Records from a data collection
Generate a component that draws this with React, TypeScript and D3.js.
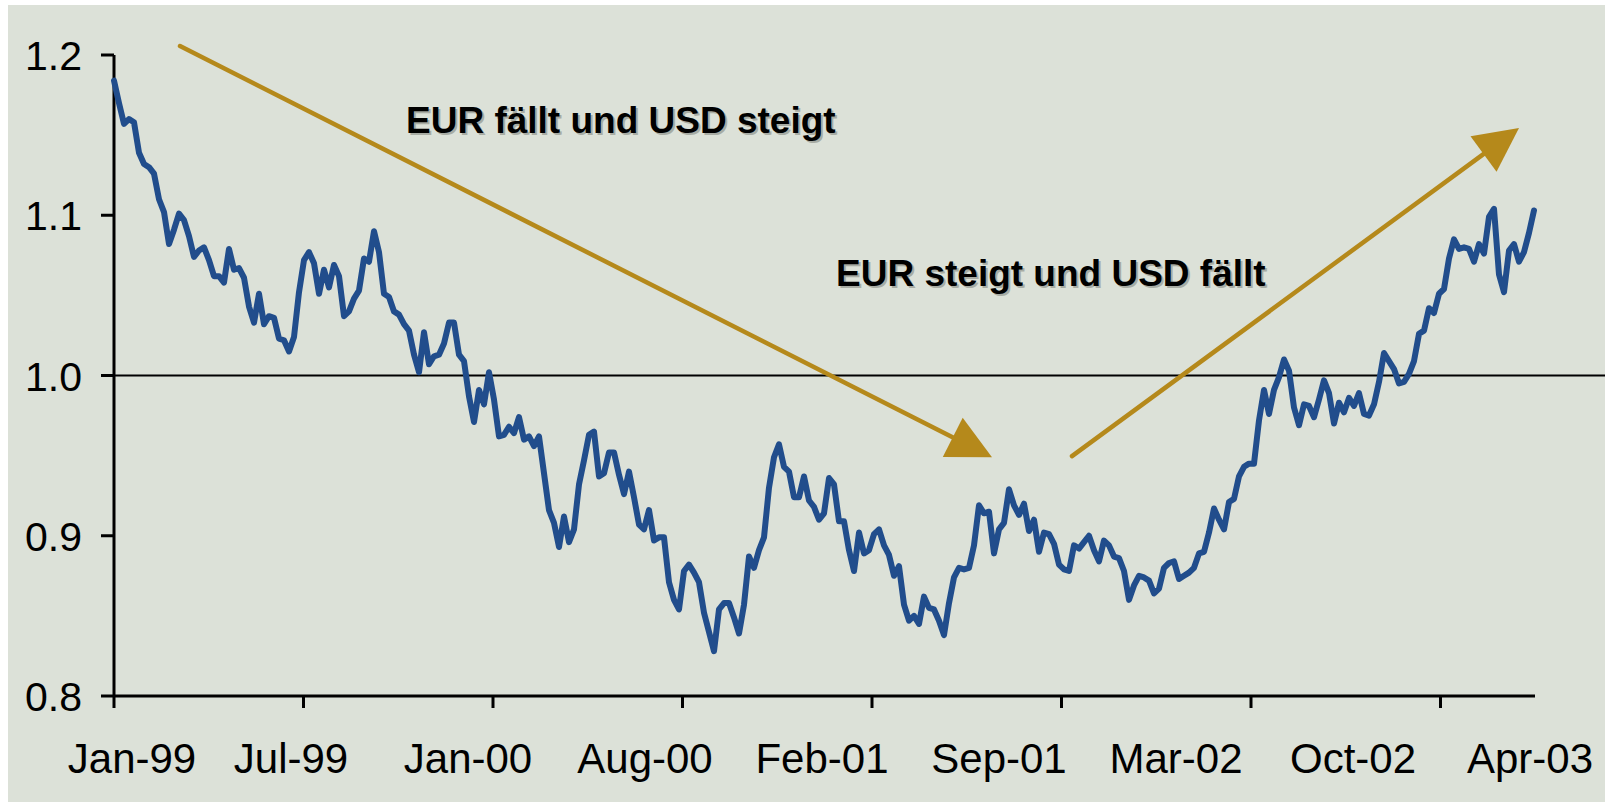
import React from 'react';
import * as d3 from 'd3';

// EUR/USD, sampled evenly from Jan-99 to Apr-03
const rate = [
  1.184, 1.170, 1.157, 1.160, 1.158, 1.139, 1.132, 1.130, 1.126, 1.110,
  1.102, 1.082, 1.091, 1.101, 1.097, 1.087, 1.074, 1.078, 1.080, 1.072,
  1.062, 1.062, 1.058, 1.079, 1.066, 1.067, 1.061, 1.043, 1.033, 1.051,
  1.032, 1.037, 1.036, 1.023, 1.022, 1.015, 1.024, 1.052, 1.072, 1.077,
  1.070, 1.051, 1.066, 1.055, 1.069, 1.062, 1.037, 1.040,
  1.048, 1.053, 1.073, 1.071, 1.090, 1.077, 1.051, 1.049, 1.040, 1.038,
  1.032, 1.028, 1.013, 1.002, 1.027, 1.007, 1.012, 1.013, 1.020, 1.033,
  1.033, 1.013, 1.009, 0.987, 0.971, 0.991, 0.982, 1.002, 0.985, 0.962,
  0.963, 0.968, 0.964, 0.974, 0.960, 0.962, 0.956, 0.962, 0.939, 0.916,
  0.908, 0.893, 0.912, 0.896, 0.904, 0.932, 0.947, 0.963,
  0.965, 0.937, 0.939, 0.952, 0.952, 0.938, 0.926, 0.940, 0.924, 0.907,
  0.904, 0.916, 0.897, 0.899, 0.899, 0.871, 0.860, 0.854, 0.878, 0.882,
  0.877, 0.871, 0.852, 0.840, 0.828, 0.854, 0.858, 0.858, 0.849, 0.839,
  0.857, 0.887, 0.880, 0.891, 0.899, 0.930, 0.949, 0.957, 0.943, 0.940,
  0.924, 0.924, 0.937, 0.922, 0.918, 0.910, 0.914, 0.936,
  0.932, 0.909, 0.909, 0.891, 0.878, 0.902, 0.889, 0.891, 0.901, 0.904,
  0.894, 0.888, 0.875, 0.881, 0.857, 0.847, 0.850, 0.845, 0.862, 0.855,
  0.854, 0.847, 0.838, 0.858, 0.874, 0.880, 0.879, 0.880, 0.894, 0.919,
  0.914, 0.915, 0.889, 0.904, 0.908, 0.929, 0.919, 0.913, 0.920, 0.903,
  0.910, 0.890, 0.902, 0.901, 0.895, 0.882, 0.879,
  0.878, 0.894, 0.892, 0.896, 0.900, 0.891, 0.884, 0.897, 0.894, 0.887,
  0.886, 0.878, 0.860, 0.869, 0.875, 0.874, 0.872, 0.864, 0.867, 0.880,
  0.883, 0.884, 0.873, 0.875, 0.877, 0.880, 0.889, 0.890, 0.902, 0.917,
  0.910, 0.904, 0.921, 0.923, 0.937, 0.943, 0.945, 0.945, 0.972, 0.991,
  0.976, 0.991, 0.999, 1.010, 1.003, 0.980, 0.969, 0.982,
  0.981, 0.974, 0.985, 0.997, 0.989, 0.970, 0.983, 0.977, 0.986, 0.981,
  0.989, 0.976, 0.975, 0.982, 0.996, 1.014, 1.009, 1.004, 0.995, 0.996,
  1.001, 1.009, 1.026, 1.028, 1.042, 1.039, 1.051, 1.054, 1.073, 1.085,
  1.079, 1.080, 1.079, 1.071, 1.082, 1.076, 1.099, 1.104, 1.063, 1.052,
  1.078, 1.082, 1.071, 1.077, 1.089, 1.103,
];

const yTicks = [0.8, 0.9, 1.0, 1.1, 1.2];
const xLabels = ['Jan-99', 'Jul-99', 'Jan-00', 'Aug-00', 'Feb-01', 'Sep-01', 'Mar-02', 'Oct-02', 'Apr-03'];
const tickStep = 37.9; // samples between x tick marks
const refValue = 1.0;

// arrows: [fromIndex, fromValue, toIndex, toValue]
const arrows = [
  [13.2, 1.2056, 175.6, 0.949],
  [191.6, 0.9497, 281, 1.1544],
];
const notes = [
  { text: 'EUR fällt und USD steigt', i: 58.4, v: 1.1513 },
  { text: 'EUR steigt und USD fällt', i: 144.4, v: 1.0558 },
];

const W = 1605, H = 802;
const gold = '#b5891b';
const blue = '#214d8c';
const font = 'Liberation Sans, Arial, sans-serif';

export default function App() {
  const x = d3.scaleLinear().domain([0, rate.length - 1]).range([114, 1534]);
  const y = d3.scaleLinear().domain([0.8, 1.2]).range([696, 55]);
  const labelX = d3.scalePoint<string>().domain(xLabels).range([114, 1530]);

  const line = d3.line<number>()
    .x((d, i) => x(i))
    .y(d => y(d));

  const xTickIdx = d3.range(0, rate.length, tickStep);

  const arrowShapes = arrows.map(([i0, v0, i1, v1]) => {
    const sx = x(i0), sy = y(v0), tx = x(i1), ty = y(v1);
    const len = Math.hypot(tx - sx, ty - sy);
    const ux = (tx - sx) / len, uy = (ty - sy) / len;
    const L = 44, hw = 22;
    const bx = tx - L * ux, by = ty - L * uy;
    const pts = [
      [tx, ty],
      [bx - hw * uy, by + hw * ux],
      [bx + hw * uy, by - hw * ux],
    ];
    return { sx, sy, bx: bx + 2 * ux, by: by + 2 * uy, pts };
  });

  return (
    <div style={{ position: 'absolute', left: 0, top: 0 }}>
      <svg width={W} height={H} style={{ display: 'block' }}>
        <rect x={0} y={0} width={W} height={H} fill="#fff" />
        <rect x={8} y={5} width={W - 8} height={H - 5} fill="#dce1d8" />

        {/* reference line at 1.0 */}
        <line x1={101} x2={W} y1={y(refValue)} y2={y(refValue)} stroke="#000" strokeWidth={2} />

        {/* axes */}
        <line x1={114} x2={114} y1={y(1.2)} y2={y(0.8)} stroke="#000" strokeWidth={3} />
        <line x1={114} x2={1535} y1={y(0.8)} y2={y(0.8)} stroke="#000" strokeWidth={3} />
        {yTicks.map(t => (
          <g key={t}>
            <line x1={101} x2={114} y1={y(t)} y2={y(t)} stroke="#000" strokeWidth={3} />
            <text x={82} y={y(t) + 15} textAnchor="end" fontFamily={font} fontSize={41} fill="#000">
              {t.toFixed(1)}
            </text>
          </g>
        ))}
        {xTickIdx.map(i => (
          <line key={i} x1={x(i)} x2={x(i)} y1={y(0.8)} y2={y(0.8) + 12} stroke="#000" strokeWidth={3} />
        ))}
        {xLabels.map((l, k) => (
          <text key={l} x={(labelX(l) ?? 0) + (k === 0 ? 18 : 0)} y={773} textAnchor="middle"
            fontFamily={font} fontSize={42} fill="#000">{l}</text>
        ))}

        {/* arrows */}
        {arrowShapes.map((a, k) => (
          <g key={k}>
            <line x1={a.sx} y1={a.sy} x2={a.bx} y2={a.by} stroke={gold} strokeWidth={4.5} strokeLinecap="round" />
            <polygon points={a.pts.map(p => p.join(',')).join(' ')} fill={gold} />
          </g>
        ))}

        {/* series */}
        <path d={line(rate) ?? ''} fill="none" stroke={blue} strokeWidth={6} strokeLinejoin="round" strokeLinecap="round" />

        {/* notes */}
        {notes.map(n => (
          <g key={n.text} fontFamily={font} fontSize={37} fontWeight="bold">
            <text x={x(n.i) + 2} y={y(n.v) + 2} fill="#a8aca4">{n.text}</text>
            <text x={x(n.i)} y={y(n.v)} fill="#000">{n.text}</text>
          </g>
        ))}
      </svg>
    </div>
  );
}
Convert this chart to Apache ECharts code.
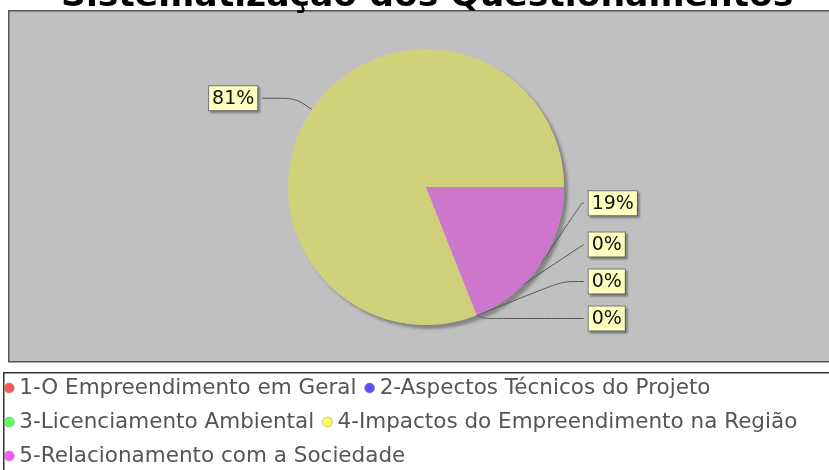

Instruction: Restate the data word for word from its first line through the line with "import * as d3 from 'd3';", leaving out any picture along the way.

Answer:
Generate a component that draws this with React, TypeScript and D3.js.
import React from 'react';
import * as d3 from 'd3';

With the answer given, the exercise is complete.